Lali Jean 22/02/2024
Estudo de Imagem, Ancestralidade e poema pros seis sentidos
Macala é um longo poema. É também uma pergunta, uma imaginação à imagem "Mulher Negra da Bahia" de 1895 de Marc Ferrez. É um estudo de imagem e de ancestralidade. Pequeno livro para ler com as mãos, a imagem de Macala está furtivamente em movimento na capa do livro. Primeiro os olhos. Depois a nomeação do Outro. Depois o semblante, depois o foco na indumentária e no punho cerrado, que diz tanta coisa e que se impõe ao poema de Luciany Aparecida. Há um torso na cabeça, que sendo tradicional, não é dos mais comuns. Dá indícios de distinção. Brincos de pitanga. Pulseiras e braceletes em ambos pulsos. Contas finas e suntuosas no pescoço, não são correntões. O camizu branco em barafunda contrasta com o cetim escuro da pele, e o tom sépia da impressão, da capa do livro. Há balangandãs e um pano da costa deitado no espaldar da cadeira. Muita luz e sinais de realeza no trajar e feição de Macala, um semblante impassível que nos obriga a implicar com a foto. Quem tirou, por que as tirou?

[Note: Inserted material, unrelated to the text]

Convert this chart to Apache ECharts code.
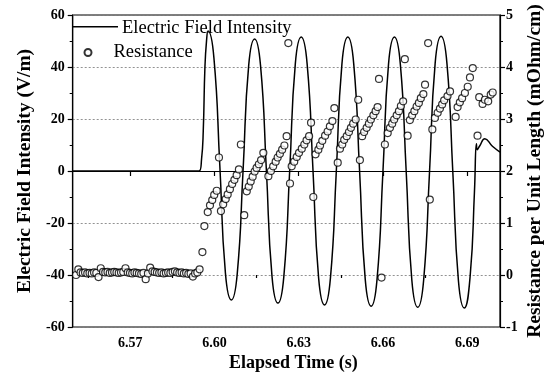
<!DOCTYPE html>
<html>
<head>
<meta charset="utf-8">
<script src="https://cdn.jsdelivr.net/npm/echarts@6/dist/echarts.min.js"></script>
<style>
html,body{margin:0;padding:0;background:#fff;}
#chart{width:546px;height:385px;}
</style>
</head>
<body>
<div id="chart"></div>
<script>
// ---------- data ----------
var xMajorTicks = [6.57, 6.60, 6.63, 6.66, 6.69];
var xMinorTicks = [6.555, 6.585, 6.615, 6.645, 6.675];
var eTime = [6.5495, 6.5945, 6.5954, 6.5960, 6.5966, 6.5972, 6.5977, 6.5998, 6.6019, 6.6039,
  6.6060, 6.6081, 6.6102, 6.6122, 6.6143, 6.6164, 6.6185, 6.6205, 6.6226, 6.6247,
  6.6268, 6.6288, 6.6309, 6.6330, 6.6351, 6.6371, 6.6392, 6.6413, 6.6434, 6.6454,
  6.6475, 6.6496, 6.6517, 6.6537, 6.6558, 6.6579, 6.6600, 6.6620, 6.6641, 6.6662,
  6.6683, 6.6703, 6.6724, 6.6745, 6.6766, 6.6786, 6.6807, 6.6828, 6.6849, 6.6869,
  6.6890, 6.6911, 6.6926, 6.6933, 6.6936, 6.6944, 6.6963, 6.6990, 6.7017];
var eValue = [0, 0, 4.6, 15.3, 40, 50.5, 53.8, 43.5, 2.1, -39.3,
  -49.6, -39.6, 0.6, 40.8, 50.8, 40.6, 0, -40.6, -50.8, -40.6,
  0.4, 41.3, 51.5, 41.2, 0, -41.2, -51.5, -41.2, 0, 41.2,
  51.5, 41.2, -0.3, -41.7, -52.0, -41.7, -0.3, 41.2, 51.5, 41.1,
  -0.5, -42.0, -52.4, -42.0, -0.3, 41.4, 51.8, 41.4, -0.5, -42.3,
  -52.7, -40, -8, 10.5, 8.2, 9.5, 12.4, 9.5, 7.3];

var rTime = [6.5507, 6.5515, 6.5523, 6.5531, 6.5539, 6.5547, 6.5555, 6.5563, 6.5571, 6.5579,
  6.5587, 6.5595, 6.5603, 6.5611, 6.5619, 6.5627, 6.5635, 6.5643, 6.5651, 6.5659,
  6.5667, 6.5675, 6.5683, 6.5691, 6.5699, 6.5707, 6.5715, 6.5723, 6.5731, 6.5739,
  6.5747, 6.5755, 6.5763, 6.5771, 6.5779, 6.5787, 6.5795, 6.5803, 6.5811, 6.5819,
  6.5827, 6.5835, 6.5843, 6.5851, 6.5859, 6.5867, 6.5875, 6.5883, 6.5891, 6.5899,
  6.5907, 6.5915, 6.5923, 6.5931, 6.5939, 6.5947,
  6.5957, 6.5964, 6.5976, 6.5984, 6.5992, 6.5999, 6.6008, 6.6016, 6.6023, 6.6031,
  6.6040, 6.6047, 6.6055, 6.6063, 6.6071, 6.6079, 6.6087, 6.6094, 6.6106, 6.6115,
  6.6122, 6.6129, 6.6136, 6.6143, 6.6150, 6.6158, 6.6166, 6.6174, 6.6192, 6.6201,
  6.6209, 6.6218, 6.6225, 6.6233, 6.6241, 6.6249, 6.6257, 6.6263, 6.6269, 6.6275,
  6.6284, 6.6293, 6.6301, 6.6311, 6.6320, 6.6328, 6.6337, 6.6344, 6.6352, 6.6360,
  6.6370, 6.6376, 6.6384, 6.6394, 6.6403, 6.6411, 6.6420, 6.6427, 6.6439, 6.6447,
  6.6455, 6.6462, 6.6471, 6.6479, 6.6486, 6.6494, 6.6503, 6.6512, 6.6518, 6.6526,
  6.6533, 6.6542, 6.6550, 6.6557, 6.6566, 6.6574, 6.6581, 6.6586, 6.6595, 6.6607,
  6.6617, 6.6625, 6.6633, 6.6640, 6.6649, 6.6657, 6.6664, 6.6672, 6.6678, 6.6688,
  6.6696, 6.6704, 6.6712, 6.6720, 6.6728, 6.6735, 6.6744, 6.6750, 6.6761, 6.6767,
  6.6776, 6.6785, 6.6795, 6.6803, 6.6811, 6.6818, 6.6830, 6.6839, 6.6859, 6.6866,
  6.6874, 6.6882, 6.6892, 6.6902, 6.6910, 6.6920, 6.6937, 6.6943, 6.6955, 6.6963,
  6.6975, 6.6984, 6.6991];
var rValue = [0.00, 0.11, 0.05, 0.04, 0.05, 0.03, 0.04, 0.03, 0.05, 0.04,
  -0.04, 0.13, 0.06, 0.05, 0.06, 0.04, 0.05, 0.06, 0.05, 0.04,
  0.05, 0.06, 0.13, 0.05, 0.04, 0.03, 0.05, 0.04, 0.03, 0.02,
  0.04, -0.08, 0.03, 0.14, 0.07, 0.06, 0.05, 0.04, 0.05, 0.03,
  0.04, 0.05, 0.04, 0.06, 0.07, 0.05, 0.04, 0.05, 0.03, 0.04,
  0.02, 0.03, -0.03, 0.03, 0.05, 0.11,
  0.44, 0.94, 1.21, 1.34, 1.44, 1.54, 1.62, 2.26, 1.23, 1.36,
  1.46, 1.55, 1.65, 1.75, 1.83, 1.92, 2.03, 2.51, 1.15, 1.61,
  1.70, 1.80, 1.89, 1.99, 2.06, 2.13, 2.21, 2.35, 1.90, 2.00,
  2.09, 2.18, 2.26, 2.33, 2.41, 2.49, 2.67, 4.46, 1.76, 2.09,
  2.18, 2.27, 2.35, 2.43, 2.51, 2.59, 2.67, 2.93, 1.50, 2.32,
  2.41, 2.49, 2.58, 2.68, 2.76, 2.86, 2.96, 3.21, 2.16, 2.43,
  2.51, 2.60, 2.67, 2.75, 2.83, 2.91, 2.99, 3.37, 2.21, 2.67,
  2.75, 2.83, 2.91, 2.99, 3.07, 3.15, 3.23, 3.77, -0.05, 2.51,
  2.73, 2.83, 2.91, 2.99, 3.07, 3.15, 3.25, 3.34, 4.15, 2.68,
  2.98, 3.07, 3.15, 3.24, 3.31, 3.40, 3.48, 3.66, 4.46, 1.45,
  2.80, 3.02, 3.12, 3.20, 3.28, 3.36, 3.44, 3.53, 3.04, 3.23,
  3.32, 3.40, 3.50, 3.62, 3.80, 3.98, 2.68, 3.42, 3.29, 3.37,
  3.34, 3.47, 3.51];

// ---------- chart ----------
var FONT = 'Liberation Serif';
var eData = eTime.map(function (t, i) { return [t, eValue[i]]; });
var rData = rTime.map(function (t, i) { return [t, rValue[i]]; });

var chart = echarts.init(document.getElementById('chart'), null, {renderer: 'canvas'});
var axisLineStyle = {color: '#000', width: 1.2};
chart.setOption({
  animation: false,
  backgroundColor: '#fff',
  grid: {left: 72.7, right: 46, top: 15, bottom: 58, show: true, borderColor: '#000', borderWidth: 1.2,
    backgroundColor: 'transparent', containLabel: false, outerBoundsMode: 'none'},
  legend: [{
    data: [{name: 'Electric Field Intensity', icon: 'path://M0,0H46V1.5H0Z M0,4.9H0.01V5H0Z'}],
    left: 72, top: 19,
    itemWidth: 46, itemHeight: 5,
    padding: 0,
    itemStyle: {color: '#000', borderWidth: 0},
    textStyle: {fontFamily: FONT, fontSize: 18.5, color: '#000', padding: [0, 0, 0, -1]}
  }, {
    data: ['Resistance'],
    left: 83.5, top: 43,
    itemWidth: 7, itemHeight: 7,
    padding: 0,
    textStyle: {fontFamily: FONT, fontSize: 18.5, color: '#000', padding: [0, 0, 0, 17]}
  }],
  xAxis: [{
    type: 'value', min: 6.5495, max: 6.7017,
    name: 'Elapsed Time (s)', nameLocation: 'middle', nameGap: 27, nameMoveOverlap: false,
    nameTextStyle: {fontFamily: FONT, fontSize: 18, fontWeight: 'bold', color: '#000', padding: [0, 0, 0, 14]},
    axisLine: {lineStyle: axisLineStyle},
    axisTick: {show: true, length: 5, lineStyle: {color: '#000', width: 1.2}, customValues: xMajorTicks},
    axisLabel: {fontFamily: FONT, fontSize: 14, fontWeight: 'bold', color: '#000', margin: 9,
      customValues: xMajorTicks, formatter: function (v) { return v.toFixed(2); }},
    splitLine: {show: false}
  }, {
    type: 'value', min: 6.5495, max: 6.7017, position: 'bottom',
    axisLine: {show: false},
    axisTick: {show: true, length: 3, lineStyle: {color: '#000', width: 1.2}, customValues: xMinorTicks},
    axisLabel: {show: false},
    splitLine: {show: false}
  }],
  yAxis: [{
    type: 'value', min: -60, max: 60, interval: 20, position: 'left',
    name: 'Electric Field Intensity (V/m)', nameLocation: 'middle', nameGap: 38, nameMoveOverlap: false,
    nameTextStyle: {fontFamily: FONT, fontSize: 19.5, fontWeight: 'bold', color: '#000'},
    axisLine: {show: true, lineStyle: axisLineStyle},
    axisTick: {show: true, length: 5, lineStyle: {color: '#000', width: 1.2}},
    minorTick: {show: true, splitNumber: 2, length: 3, lineStyle: {color: '#000', width: 1}},
    axisLabel: {fontFamily: FONT, fontSize: 14, fontWeight: 'bold', color: '#000', margin: 8},
    splitLine: {show: true, lineStyle: {color: '#777', type: [2, 2], width: 0.8}}
  }, {
    type: 'value', min: -1, max: 5, interval: 1, position: 'right',
    name: 'Resistance per Unit Length (mOhm/cm)', nameLocation: 'middle', nameGap: 25, nameRotate: 90, nameMoveOverlap: false,
    nameTextStyle: {fontFamily: FONT, fontSize: 19.5, fontWeight: 'bold', color: '#000'},
    axisLine: {show: true, lineStyle: axisLineStyle},
    axisTick: {show: true, length: 5, lineStyle: {color: '#000', width: 1.2}},
    minorTick: {show: true, splitNumber: 2, length: 3, lineStyle: {color: '#000', width: 1}},
    axisLabel: {fontFamily: FONT, fontSize: 14, fontWeight: 'bold', color: '#000', margin: 6},
    splitLine: {show: false}
  }],
  series: [{
    name: 'Electric Field Intensity', type: 'line', xAxisIndex: 0, yAxisIndex: 0,
    data: eData, smooth: 0.5, symbol: 'none', showSymbol: false,
    lineStyle: {color: '#000', width: 1.5}, itemStyle: {color: '#000'}, z: 2
  }, {
    name: 'Resistance', type: 'scatter', xAxisIndex: 0, yAxisIndex: 1,
    data: rData, symbol: 'circle', symbolSize: 7,
    itemStyle: {color: '#fff', borderColor: '#000', borderWidth: 1.2}, z: 3
  }]
});
</script>
</body>
</html>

O nome é moçambicano. E se a ignorância de nossa genealogia africana não nos conduz a isto, a evocação do Oceano Índico te obriga a lembrar do mapa. A roupa te faz pensar em mapas. Luciany escreve: "Minha imagem é geografia das nossas memórias". E é o que penso todas as vezes que estou diante de histórias, nomes, roupas e acessórios de mulheres de terreiro. Nelas se comunica a Diáspora. Um lugar, uma presença no mundo. A todos os sentidos, convoca o poema. Macala é também nome para brasa. Então o poema nos obriga novamente ao regime da carne. Se a brasa flamejante na mão de Macala deixou (mais) feridas em seu corpo. A musicalidade do poema convida os ouvidos. Precisei ler com meu fiapo vocal, para ouvir ainda mais o ressoar dos mandamentos: "segura"; "ergue a cabeça" "lembra", "escuta", "não grita agora, segura".
Transcrevo a nota etimológica que encerra de rodapé a obra: "Macala/ma-khala é uma palavra da língua ronga, falada em certas regiões da cidade de Maputo, em Moçambique, que tem duas acepções: carvão vegetal ou mineral: a pessoa de pele negra."